Reviewed by: Bob MacLean
CONTRIBUTOR
Moral Rating: | Very Offensive |
Moviemaking Quality: |
|
Primary Audience: | Adults only |
Genre: | Drama |
Length: | 2 hr. 06 min. |
Year of Release: | 2003 |
USA Release: |
Featuring | Jennifer Connelly, Ben Kingsley, Ron Eldard, Shohreh Aghdashloo, Kim Dickens |
Director |
Vadim Perelman |
Producer | Michael London, Vadim Perelman |
Distributor |
Once in awhile a movie which many might regard as patently offensive (see my review of Girl, Interrupted) ends up straddling the line between a study in reality and baseness, between human depravity and exploitation of the medium of film. This one should provide ample opportunity for debate. This is not a movie for teenagers or adults with sensitivities.
The movie is a dark one with sweepingly stunning cinematography and rather good acting. It takes place close to my home, just south of San Francisco in the seaside town of Pacifica. It moves very slowly for quite awhile, lulling you into thinking it’s going to be a bore. But then it grabs you for an ugly ride into the hell of lusts and avarice ending in death. It is a mystery/drama and keeps you guessing until the end. All the guesses I formulated during the movie were way off.
Ben Kingsley, who plays Behrani, is superb and you expect that. The surprise is Jennifer Connelly (much better acting than in “A Beautiful Mind”) who deftly compliments Kingsley’s character as Kathy Nicolo and impressively emotes the role of a young woman caught in a death spiral whose family abandons her on all fronts.
One major theme the film is dealing with is interesting, that of racism. Through twists of fate, a displaced Iranian family is struggling to maintain the illusion of their wealth in pre-Shah Iran, but unwittingly clashes with nearly misanthropic but wronged Kathy. They have bought her house in an auction because of back taxes. Unfortunately, the bad decisions Kathy is talented at making attract the wrong types to her including Ron Eldard who plays a sheriff who is royally mixed-up. He leaves his family after meeting her, shacks up with the alcoholic and helps greases the skids of her downward spiral landing them both into that hell mentioned earlier.
From a Christian perspective, there is much of the worst side of humans: alcoholism, murder and suicide scenes, racism, violence and a sex scene. There is liberal use of the f-word, a man abandoning his family for no reason, domestic violence and plenty of hypocrisy to go around. The sex is heavy, even though there’s only one scene. I don’t believe soft porn belongs in mainstream movies. There is one other nude bath scene. I reserve the category of Extremely Offensive for the very worst films which I don’t go to thanks to being able to screen movies beforehand on this Web site!

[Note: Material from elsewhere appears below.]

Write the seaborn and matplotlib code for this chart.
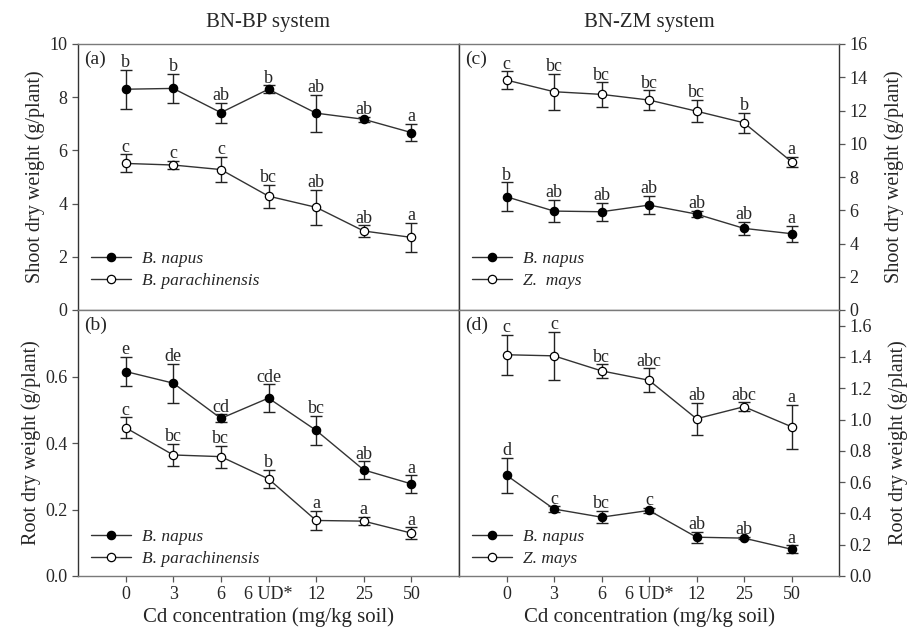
import numpy as np
import pandas as pd
import matplotlib
matplotlib.use("Agg")
import matplotlib.pyplot as plt
import seaborn as sns

# x categories (Cd treatments)
cd_labels = ["0", "3", "6", "6 UD*", "12", "25", "50"]

# (a) shoot dry weight, BN-BP system
a_napus = [8.30, 8.33, 7.42, 8.30, 7.40, 7.17, 6.67]
a_napus_err = [0.73, 0.55, 0.38, 0.14, 0.70, 0.09, 0.33]
a_napus_let = ["b", "b", "ab", "b", "ab", "ab", "a"]
a_para = [5.51, 5.45, 5.28, 4.28, 3.86, 2.97, 2.73]
a_para_err = [0.34, 0.16, 0.47, 0.43, 0.67, 0.21, 0.55]
a_para_let = ["c", "c", "c", "bc", "ab", "ab", "a"]

# (b) root dry weight, BN-BP system
b_napus = [0.615, 0.580, 0.474, 0.535, 0.438, 0.319, 0.277]
b_napus_err = [0.045, 0.059, 0.012, 0.041, 0.043, 0.026, 0.026]
b_napus_let = ["e", "de", "cd", "cde", "bc", "ab", "a"]
b_para = [0.446, 0.364, 0.359, 0.292, 0.167, 0.165, 0.129]
b_para_err = [0.031, 0.033, 0.033, 0.027, 0.029, 0.013, 0.017]
b_para_let = ["c", "bc", "bc", "b", "a", "a", "a"]

# (c) shoot dry weight, BN-ZM system
c_napus = [6.81, 5.95, 5.91, 6.31, 5.77, 4.91, 4.59]
c_napus_err = [0.86, 0.67, 0.54, 0.55, 0.20, 0.40, 0.47]
c_napus_let = ["b", "ab", "ab", "ab", "ab", "ab", "a"]
c_mays = [13.83, 13.13, 12.97, 12.63, 11.96, 11.26, 8.92]
c_mays_err = [0.52, 1.08, 0.73, 0.58, 0.68, 0.60, 0.30]
c_mays_let = ["c", "bc", "bc", "bc", "bc", "b", "a"]

# (d) root dry weight, BN-ZM system
d_napus = [0.644, 0.428, 0.376, 0.419, 0.248, 0.242, 0.171]
d_napus_err = [0.112, 0.017, 0.040, 0.016, 0.036, 0.008, 0.026]
d_napus_let = ["d", "c", "bc", "c", "ab", "ab", "a"]
d_mays = [1.414, 1.407, 1.311, 1.251, 1.005, 1.082, 0.954]
d_mays_err = [0.128, 0.153, 0.043, 0.077, 0.103, 0.029, 0.142]
d_mays_let = ["c", "c", "bc", "abc", "ab", "abc", "a"]

sns.set_style("ticks")
plt.rcParams["font.family"] = ["Liberation Serif", "DejaVu Serif"]

fig = plt.figure(figsize=(9.09, 6.3), dpi=100)

L, R, MID = 78 / 909, 839 / 909, 459 / 909
TOP, HMID, BOT = 1 - 44 / 630, 1 - 310 / 630, 1 - 576 / 630
ax_a = fig.add_axes([L, HMID, MID - L, TOP - HMID])
ax_b = fig.add_axes([L, BOT, MID - L, HMID - BOT])
ax_c = fig.add_axes([MID, HMID, R - MID, TOP - HMID])
ax_d = fig.add_axes([MID, BOT, R - MID, HMID - BOT])

xpos = np.arange(len(cd_labels))


def draw_series(ax, vals, errs, letters, name, filled):
    df = pd.DataFrame({"x": xpos, "y": vals})
    sns.lineplot(data=df, x="x", y="y", ax=ax, color="#333333", lw=1.0,
                 marker="o", markersize=6,
                 markerfacecolor="black" if filled else "white",
                 markeredgecolor="black", markeredgewidth=0.9,
                 label=name, zorder=3)
    ax.errorbar(xpos, vals, yerr=errs, fmt="none", ecolor="#222222",
                elinewidth=1.0, capsize=4, capthick=1.0, zorder=2)
    for x, v, e, t in zip(xpos, vals, errs, letters):
        ax.annotate(t, (x, v + e), xytext=(0, -1), textcoords="offset points",
                    ha="center", va="bottom", fontsize=13)


draw_series(ax_a, a_napus, a_napus_err, a_napus_let, "B. napus", True)
draw_series(ax_a, a_para, a_para_err, a_para_let, "B. parachinensis", False)
draw_series(ax_b, b_napus, b_napus_err, b_napus_let, "B. napus", True)
draw_series(ax_b, b_para, b_para_err, b_para_let, "B. parachinensis", False)
draw_series(ax_c, c_napus, c_napus_err, c_napus_let, "B. napus", True)
draw_series(ax_c, c_mays, c_mays_err, c_mays_let, "Z.  mays", False)
draw_series(ax_d, d_napus, d_napus_err, d_napus_let, "B. napus", True)
draw_series(ax_d, d_mays, d_mays_err, d_mays_let, "Z. mays", False)

ax_a.set_ylim(0, 10)
ax_a.set_yticks(np.arange(0, 11, 2))
ax_b.set_ylim(0, 0.8)
ax_b.set_yticks([0.0, 0.2, 0.4, 0.6])
ax_b.set_yticklabels(["0.0", "0.2", "0.4", "0.6"])
ax_c.set_ylim(0, 16)
ax_c.set_yticks(np.arange(0, 17, 2))
ax_d.set_ylim(0, 1.7)
ax_d.set_yticks(np.arange(0, 1.61, 0.2))
ax_d.set_yticklabels([f"{v:.1f}" for v in np.arange(0, 1.61, 0.2)])

leg_y = {"(a)": 0.08, "(b)": 0.034, "(c)": 0.08, "(d)": 0.034}

for ax, tag in zip([ax_a, ax_b, ax_c, ax_d], ["(a)", "(b)", "(c)", "(d)"]):
    ax.set_xlim(-1, 7)
    ax.set_xlabel("")
    ax.set_ylabel("")
    ax.text(0.015, 0.975, tag, transform=ax.transAxes, ha="left", va="top",
            fontsize=14)
    for s in ["top", "bottom"]:
        ax.spines[s].set_color("#7a7a7a")
    for s in ["left", "right"]:
        ax.spines[s].set_color("#333333")
    for s in ax.spines.values():
        s.set_visible(True)
        s.set_linewidth(1.0)
    ax.tick_params(axis="both", direction="out", length=4, width=0.9,
                   color="#555555", labelsize=13)
    leg = ax.legend(loc="lower left", bbox_to_anchor=(0.035, leg_y[tag]),
                    frameon=False, fontsize=12.5, handlelength=2.3,
                    handletextpad=0.6, labelspacing=0.32, borderpad=0,
                    borderaxespad=0)
    for t in leg.get_texts():
        t.set_fontstyle("italic")

for ax in [ax_a, ax_c]:
    ax.set_xticks([])
for ax in [ax_b, ax_d]:
    ax.set_xticks(xpos)
    ax.set_xticklabels(cd_labels)
    ax.set_xlabel("Cd concentration (mg/kg soil)", fontsize=15, labelpad=3)

for ax in [ax_c, ax_d]:
    ax.yaxis.tick_right()
    ax.yaxis.set_label_position("right")
for ax in [ax_a, ax_b]:
    ax.yaxis.tick_left()

ax_a.set_ylabel("Shoot dry weight (g/plant)", fontsize=14.5, labelpad=3)
ax_b.set_ylabel("Root dry weight (g/plant)", fontsize=14.5, labelpad=3)
ax_c.set_ylabel("Shoot dry weight (g/plant)", fontsize=14.5, labelpad=12)
ax_d.set_ylabel("Root dry weight (g/plant)", fontsize=14.5, labelpad=12)

ax_a.set_title("BN-BP system", fontsize=15, pad=12)
ax_c.set_title("BN-ZM system", fontsize=15, pad=12)

fig.savefig("out.png", dpi=100)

This is where the question comes in of whether the film is exploiting our human worst or whether it is attempting to study it. My opinion is unregenerate humans cannot study it, they only think they are. If they were, their logic would lead them to Christ but only God’s grace can accomplish what is impossible for us on our own. As a Christian, I can study it but others may not feel this is the appropriate film from which to do so. This is a dark film and most people exiting the theater were not happy with it, based on the comments I heard.